Update: In hindsight, avoiding anything with David Chase's name on it was perhaps a little harsh.
[Moozik: Type O Negative - Be My Druidess]
I had the day off from work today to go into the University to take my writing competency test. The test involved being shut in a room with some paper and a pen for two hours. In that two hours I had to write a critical essay on the distribution of wealth in America.
This was interesting for a number of reasons. Firstly I can't remember the last time I've had to actually write an essay on paper. With a pen. My handwriting is something approaching unreadable at the best of times so I had to really struggle to make my essay somewhat legible. Secondly, compared with typing, I write soooooo slowly. I'd never really paid any attention to that until today. Perhaps it was because I was really trying to write neatly. And lastly, no auto spelling or grammar checking. Thankfully they provided a dictionary. I also can't remember the last time I actually used a proper (i.e non online) dictionary.
I think it all went well. Thankfully I did know the topic at hand before today so I was able to research and prepare. My "packet" will now be sent to the English department on the main University campus to be graded. I'll find out next week whether I passed. This test is a prerequisite for my final English course so I'm keeping my fingers crossed.
[Moozik: Rammstein - Engel]
Dear CNN/MSNBC,
Please provide more coverage of Paris Hilton today. You haven't quite yet become 'Us Weekly' magazine so you still have a little work to do. For example, you had the nerve to stop talking about Paris for about half an hour this morning. Shame on you, do you honestly think people want to hear the actual news?
Yours sincerely.
Kevin Spencer
[Moozik: Angels & Agony - Surrender]
This morning before work I took my dogs out for a walk. Nothing unusual about that. But this morning, in a stunning attempt at comedy gold, I decided to liven things up a little.
My dog Foster decided that he didn't really fancy walking directly into a tree trunk and started moving to the right in order to avoid his moment of comedy gold. In doing so, his lead somehow got caught on my knee and I ended up bumping into his rear end.
What I did next can only really be described as making a total wanker out of myself. I sort of slipped, tripped, and bumped my own legs together while waving my arms around. This all ended with me falling flat on my face.
Of course, there were people watching.
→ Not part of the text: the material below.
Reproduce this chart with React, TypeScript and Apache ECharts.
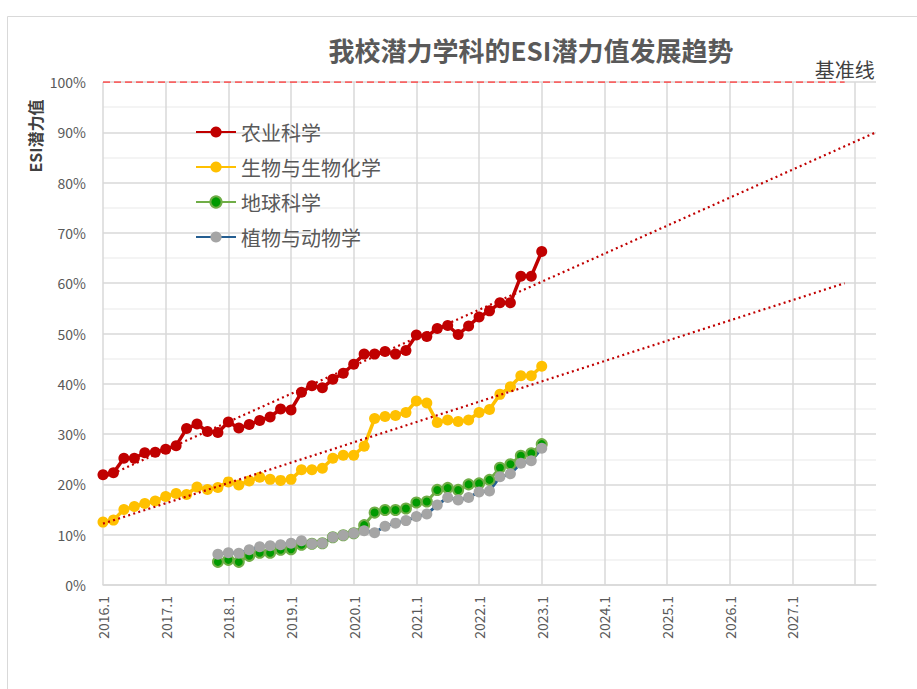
import React, { useEffect, useRef } from "react";
import * as echarts from "echarts";

// ---- data ----
const years = [2016, 2017, 2018, 2019, 2020, 2021, 2022, 2023, 2024, 2025, 2026, 2027, 2028];
const months = [1, 3, 5, 7, 9, 11];
const periodCount = 75; // 2016.1 .. 2028.5
const categories: string[] = [];
years.forEach((y) => months.forEach((m) => categories.push(`${y}.${m}`)));
categories.length = periodCount;

const xTickLabels = [
  "2016.1", "2017.1", "2018.1", "2019.1", "2020.1", "2021.1",
  "2022.1", "2023.1", "2024.1", "2025.1", "2026.1", "2027.1",
];

// 2016.1 .. 2023.1 (bimonthly)
const agriculture = [
  21.9, 22.3, 25.2, 25.2, 26.3, 26.4, 27.0, 27.7, 31.1, 32.0,
  30.5, 30.3, 32.4, 31.2, 31.9, 32.7, 33.4, 35.0, 34.8, 38.3,
  39.6, 39.2, 40.9, 42.1, 43.9, 45.9, 45.9, 46.4, 45.9, 46.6,
  49.7, 49.4, 51.0, 51.6, 49.8, 51.5, 53.3, 54.5, 56.1, 56.1,
  61.4, 61.4, 66.3,
];
const biology = [
  12.5, 12.9, 15.0, 15.6, 16.2, 16.7, 17.6, 18.2, 18.0, 19.5,
  19.0, 19.4, 20.5, 19.9, 20.7, 21.4, 21.0, 20.8, 21.0, 22.9,
  22.9, 23.2, 25.2, 25.8, 25.8, 27.6, 33.1, 33.5, 33.7, 34.3,
  36.6, 36.2, 32.3, 32.8, 32.5, 32.8, 34.3, 34.9, 37.9, 39.4,
  41.6, 41.6, 43.5,
];
// 2017.11 .. 2023.1
const geoStart = "2017.11";
const geosciences = [
  4.6, 5.0, 4.6, 5.8, 6.4, 6.4, 7.0, 7.1, 8.0, 8.2,
  8.3, 9.5, 9.9, 10.3, 11.9, 14.4, 14.9, 14.9, 15.2, 16.4,
  16.6, 18.9, 19.3, 18.9, 20.0, 20.2, 20.9, 23.3, 24.0, 25.7,
  26.2, 28.0,
];
const plantAnimal = [
  6.1, 6.4, 6.3, 7.0, 7.6, 7.8, 8.0, 8.3, 8.8, 8.2,
  8.3, 9.5, 9.9, 10.3, 10.8, 10.4, 11.7, 12.3, 12.8, 13.6,
  14.1, 15.9, 17.4, 16.9, 17.4, 18.5, 18.7, 21.5, 22.1, 24.2,
  24.7, 27.2,
];

// trend lines (start / end)
const trendAgri: [string, number][] = [["2016.1", 21.3], ["2028.5", 90.0]];
const trendBio: [string, number][] = [["2016.1", 12.2], ["2027.11", 60.0]];
const baseline: [string, number][] = [["2016.1", 100], ["2027.11", 100]];

const seriesNames = ["农业科学", "生物与生物化学", "地球科学", "植物与动物学"];

const FONT = "'Noto Sans CJK SC', 'Noto Sans', sans-serif";

function pad(startCat: string, values: number[]) {
  const start = categories.indexOf(startCat);
  const out: (number | null)[] = [];
  for (let i = 0; i < start; i++) out.push(null);
  return out.concat(values);
}

export default function App() {
  const ref = useRef<HTMLDivElement>(null);
  useEffect(() => {
    if (!ref.current) return;
    const chart = echarts.init(ref.current, null, { renderer: "svg" });
    const dataSeriesBase = {
      type: "line",
      symbol: "circle",
      symbolSize: 11,
      showSymbol: true,
      showAllSymbol: true,
      z: 3,
    };
    chart.setOption({
      animation: false,
      backgroundColor: "#ffffff",
      title: {
        text: "我校潜力学科的ESI潜力值发展趋势",
        left: 526,
        top: 31,
        textAlign: "center",
        textStyle: { fontFamily: FONT, fontSize: 26, fontWeight: "bold", color: "#595959" },
      },
      legend: {
        data: seriesNames,
        orient: "vertical",
        left: 190,
        top: 117,
        itemWidth: 40,
        itemHeight: 14,
        itemGap: 15,
        textStyle: { fontFamily: FONT, fontSize: 20, color: "#595959", lineHeight: 20 },
      },
      grid: { left: 103, right: 41, top: 82, bottom: 104, containLabel: false },
      xAxis: {
        type: "category",
        data: categories,
        boundaryGap: false,
        axisLine: { show: true, lineStyle: { color: "#d9d9d9", width: 1.5 } },
        axisTick: { show: false },
        axisLabel: {
          interval: 5,
          rotate: 90,
          margin: 11,
          fontFamily: FONT,
          fontSize: 14,
          color: "#595959",
          formatter: (v: string) => (xTickLabels.includes(v) ? v : ""),
        },
        splitLine: { show: true, interval: 5, lineStyle: { color: "#d9d9d9", width: 1.5 } },
      },
      yAxis: {
        type: "value",
        min: 0,
        max: 100,
        interval: 10,
        axisLine: { show: false },
        axisTick: { show: false },
        axisLabel: {
          formatter: "{value}%",
          margin: 17,
          fontFamily: FONT,
          fontSize: 14,
          color: "#595959",
        },
        splitLine: { lineStyle: { color: "#d9d9d9", width: 1.5 } },
        minorTick: { show: false, splitNumber: 2 },
        minorSplitLine: { show: true, lineStyle: { color: "#f0f0f0", width: 1.5 } },
      },
      graphic: [
        {
          type: "rect",
          shape: { x: 7.5, y: 16.5, width: 1000, height: 1000 },
          style: { fill: "none", stroke: "#d9d9d9", lineWidth: 1 },
          silent: true,
        },
        {
          type: "text",
          x: 35,
          y: 136,
          rotation: Math.PI / 2,
          style: {
            text: "ESI潜力值",
            fontFamily: FONT,
            fontSize: 16,
            fontWeight: "bold",
            fill: "#404040",
            align: "center",
            verticalAlign: "middle",
          },
        },
      ],
      series: [
        {
          ...dataSeriesBase,
          name: seriesNames[0],
          data: agriculture,
          lineStyle: { color: "#C00000", width: 3.5 },
          itemStyle: { color: "#C00000" },
        },
        {
          ...dataSeriesBase,
          name: seriesNames[1],
          data: biology,
          lineStyle: { color: "#FFC000", width: 3.5 },
          itemStyle: { color: "#FFC000" },
        },
        {
          ...dataSeriesBase,
          name: seriesNames[2],
          data: pad(geoStart, geosciences),
          symbolSize: 10,
          lineStyle: { color: "#70AD47", width: 3 },
          itemStyle: { color: "#009A00", borderColor: "#70AD47", borderWidth: 2 },
        },
        {
          ...dataSeriesBase,
          name: seriesNames[3],
          data: pad(geoStart, plantAnimal),
          lineStyle: { color: "#255E91", width: 3 },
          itemStyle: { color: "#A5A5A5" },
        },
        {
          type: "line",
          name: "trend1",
          data: trendAgri,
          symbol: "none",
          silent: true,
          z: 4,
          lineStyle: { color: "#C00000", width: 2.2, type: [2, 3.3] },
        },
        {
          type: "line",
          name: "trend2",
          data: trendBio,
          symbol: "none",
          silent: true,
          z: 4,
          lineStyle: { color: "#C00000", width: 2.2, type: [2, 3.3] },
        },
        {
          type: "line",
          name: "基准线",
          data: baseline.map((d, i) =>
            i === baseline.length - 1
              ? {
                  value: d,
                  label: {
                    show: true,
                    position: "top",
                    distance: 2,
                    formatter: "基准线",
                    fontFamily: FONT,
                    fontSize: 20,
                    color: "#404040",
                  },
                }
              : { value: d }
          ),
          symbol: "circle",
          symbolSize: 0.1,
          showSymbol: true,
          silent: true,
          z: 2,
          itemStyle: { color: "#FF3B3B" },
          lineStyle: { color: "#FF3B3B", width: 1.5, type: [7, 4] },
        },
      ],
    });
    return () => chart.dispose();
  }, []);
  return (
    <div
      ref={ref}
      style={{ position: "fixed", left: 0, top: 0, width: 917, height: 689, background: "#fff" }}
    />
  );
}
It's at this point when you realize that whatever you say or do cannot take away how much of a spaz you just made of yourself. So I just laughed, got up off the floor, and did a little bow to my five neighbours and mumbled something like "thanks, I'll be here all week".
I then walked as fast as is humanly possible around the corner in order to die of embarrassment. Oh yes, good times.
[Moozik: The Sisters Of Mercy - Ribbons]
Rather long but really interesting Google TechTalk by Jeff Minter. It was really cool to take a wee trip down memory lane as Jeff created some of the earliest games I ever played on the Commodore 64. Seeing his career in a nutshell was really quite fun as Jeff went through early Llamasoft titles such as Revenge Of The Mutant Camels through to his most recent XBOX360 game Space Giraffe.
And I must say, Space Giraffe does seem all rather old skool Llamasoft and may yet be another reason why I buy a 360.
Update: And the man has a blog too.
[Moozik: New Order - Dream Attack]
Wow. Is this song really 20 years old? I remember buying this on 7" single when it came out. Yes, you young whippersnappers - on vinyl.
[Moozik: Depeche Mode - Rush (live)]
Ohh, the Movable Type 4 beta is available for download. I think I might just have to have a play around with that. Quite like the new look from the early screenshots.
[Moozik: Jesus Jones - Trust Me]
Is it June 29th yet? Must stop drooling...
[Moozik: The Cramps - I Was A Teenage Werewolf]
I'm a Survivor fan. There, I said it. It's my weekly TV guilty pleasure and the only reality TV programme that's even remotely watchable. There are four or five like minded fans in my office and every Friday morning we have a pow wow about the previous night's episode.
So, last night, the creators of Survivor aired their new reality programme, Pirate Master. A kind of Survivor but with Pirates. Pirates you say? How could it go wrong? Well, turns out a number of ways actually and the general consensus this morning in the office was "oh my god did that suck".
They tried far too hard, far too early. The contestants (sorry, Pirates) gave far to many fake "woohoos" and "yeaaaaahs" whenever there was the slightest mention of anything Piratey or treasury. Far too much emphasis was placed on letting us know who the "edgy" contestants (sorry, Pirates) were in the first 30 mins or so instead of letting us figure that out for ourselves over the course of the next few weeks a-la Survivor.
The first "challenge" involved paddling a boat up a river, unlocking a padlock, and finding a chest on the riverbed. Yawn. We didn't really care who won or who lost - it was far too early for that. Yet they insisted on making sure we saw exactly how upset the losing team were.
Needless to say, I bailed. Dear CBS, you owe me 35 minutes of my life back.